2.躍進する「萌え」産業、そして消費の変容
 「萌え」とは何か、に関する需要側と供給側の解釈に続いて、「萌え」産業の躍進、アートに萌える豊かな日本へ、オタク化する消費とネット市場という形で、氏の議論が展開されていく。「萌え」産業の躍進では、ヒトの心に作用するリフレ産業、メイド喫茶といった新しい産業の振興が描かれている。そしてアートに萌える豊かな日本へ、では、氏の爾来の主張であるラテン化が日本を救うという議論、イタリアが産業空洞化をアートにより食い止めた話、今後のモノ作り論、消費の多元化といった議論、最後に消費の今後とネット市場の存在について論が進められていく。これらの議論を読むと氏が様々な物に対して好奇心を持ち、そしてそれらを自らが体験し楽しんでいる事がよく分かる。「萌え」って良く聞くけど、実体経済に対してどんな影響があるのだろう?どんな事が考えられるのか?という疑問を持っている人の情報源として有益だと感じた。


3.「萌え」の先にあるもの
 門外漢の自分には荷が重い話だが、サブカル論からオタク論、そして「萌え」という形で、我が国のサブカルチャーにまつわる議論は徐々に広い対象を獲得し、人々の多くを取り込みつつあると思う。「萌え」の先にあるものとして何があるのかは判然としない。またもしかすると、数年後には「萌え」市場といった話はメインストリームとしての経済に取り込まれ、我が国経済の主要産業としての位置づけを獲得する事で泡沫の話として記憶されるのかもしれない。もしくは本当に泡沫となって消え去るのかもしれない。

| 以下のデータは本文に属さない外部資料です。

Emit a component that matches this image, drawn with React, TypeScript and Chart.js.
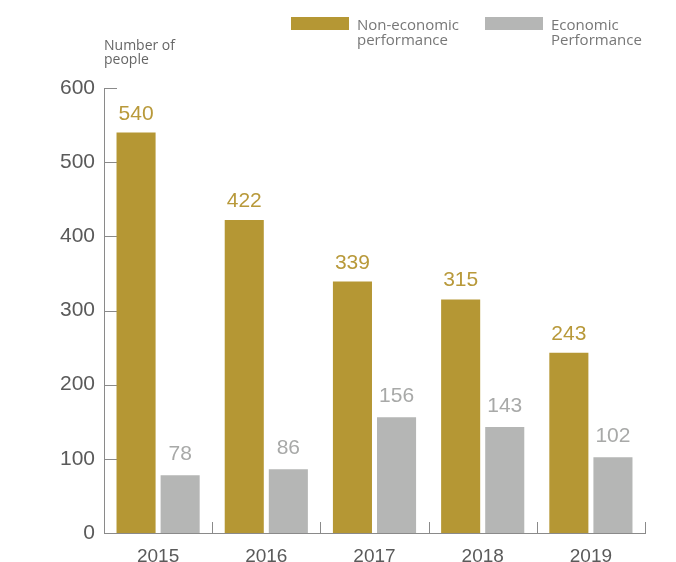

 私が本書を読んで興味を覚えたのは、「萌え」に取り込まれた若者層の今後である。少子高齢化が叫ばれ、実際に人口減少が進んでいる昨今、アニメ等の中に存在する記号に共感・愛を感じる「萌え」る男達が実際の恋愛市場の主要なプレイヤーとして復権するのか否かである。氏はそのための対策として、「愛の抱き合わせ販売」(性愛、相互理解、相互依存という愛の3要素のセット販売)の崩壊を食い止める為の方策として終身雇用制による男性の復権を掲げているように思う。
 ただ、本当に「愛の抱き合わせ販売」が復活出来、恋愛市場にて弱者である「キモメン」が市場プレイヤーとして光が当てられるようになった場合、本書で展開される新たな消費の動きやアートに萌える豊かな日本といった状況は崩壊するのだろうか、逆に現状を維持したまま「愛の抱き合わせ販売」なしで「キモメン」の恋愛市場復帰(解脱したアキバ系の現世復帰)はあり得るのか、といった疑問が生じる。氏には是非続編として、「萌え」を取り巻く恋愛市場の今後について本を書いて欲しいと感じた次第である。